Like you, dear readers, from time to time WAM's gorgeous spam-box is stuffed to the gills with kindly letters from totally well-meaning Nigerians who are simply DYING to help us deposit a gazillion dollars in our checking account (if we'd just be a dove and provide them with our banking information and social security number). Known as the 419 or "Spanish Prisoner" scam, it's really the oldest trick out there (not counting Madonna). We're not the first to have fun at their expense (Ebola Monkey did it first and best), nor will we be the last.
But our most recent Nigerian business opportunity was so unique we couldn't resist resurrecting one Ms. Whupassa Stuart Masterson to respond to his heart-wrenching and florid query.
You may read the original spam here, in PDF (alas, it's too long to repeat in this post). The short version goes something like this: The Reverend Ojegbekilo of the dazzling Okuhuke Community Church would like us to know that God is busily blessing Nigeria. But while the good reverend is saving simply oodles of negros from the oily bosom of lucifer, for some reason, most of his converts are too old to read normal bibles. Would we care to help him purchase 20 large print King James versions? Oh, and please help his negro orphans. Got it?
Take it away, Whupassa!
Gosh, I was so thrilled to get your email! It's such a coincidence! I just got back from church. Today, Pastor Mike Huckabee (of the Greater Tuscaloosa Pentecostal Church of Signs Appearing) told us that Jesus wants us to spread the gospel to everyone, even negros and rag-heads. Then he handed out the snakes.
I would love to help you buy Bibles for your old people! My mom, bless her heart, is an old person. Last spring she crashed her Dodge Dart into a cow and ever since she thinks she's Eydie Gormé. So now I keep her chained to the couch.
Anywho, I've got lots of money to send. Back in 1993 I got my eye poked out by an excitable IHOP waitress (who had very strong feelings about not putting ketchup on waffles). So I sued and got $50,000! Unfortunately, half of it's tied up right now because a nice man from your country named Buttfungi Cowabunga wrote to me last month because he's trying to get $10 million out of your country (something to do with a dead oil guy), and all he needed was $25,000 and my account information! So soon I'm going to have even more money to send you! Praise Jesus! In the meantime, I'd be happy to send some casseroles. I could send my famous Lime Jello Marshmallow Cottage Cheese Surprise! Or how about my world renowned Weenies-Velveeta-and-Doritos Yum Pie? I made both for our Annual Fourth of July White Power Picnic and they were both great big fat hits!

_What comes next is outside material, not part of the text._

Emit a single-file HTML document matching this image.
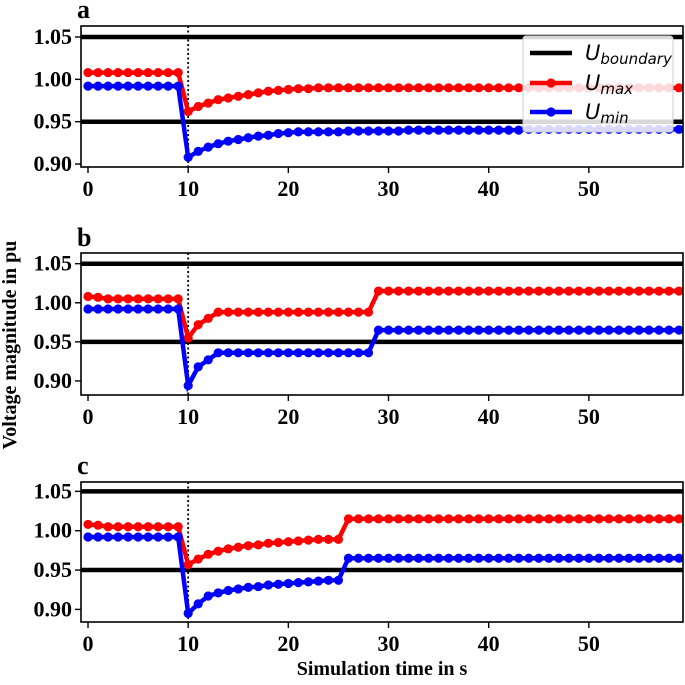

But I have some questions. First, what kind of Bibles are you giving to your old folks? I don't want to pay for any homo version. If King James was good enough for Jesus, it's good enough for me! Also, how come you don't want Bibles on tape? I have a Bible on tape read by Sarah Palin and it's just super!
Nigeria sounds beautiful. Is it in France? Do you like french fries? I do, especially with maple syrup (but don't tell that to a certain cranky IHOP waitress who shall remain nameless).
Yours in Christ,
Whupassa Stuart Masterson
We sure hope Reverend Ojegbekilo responds. This could be fun.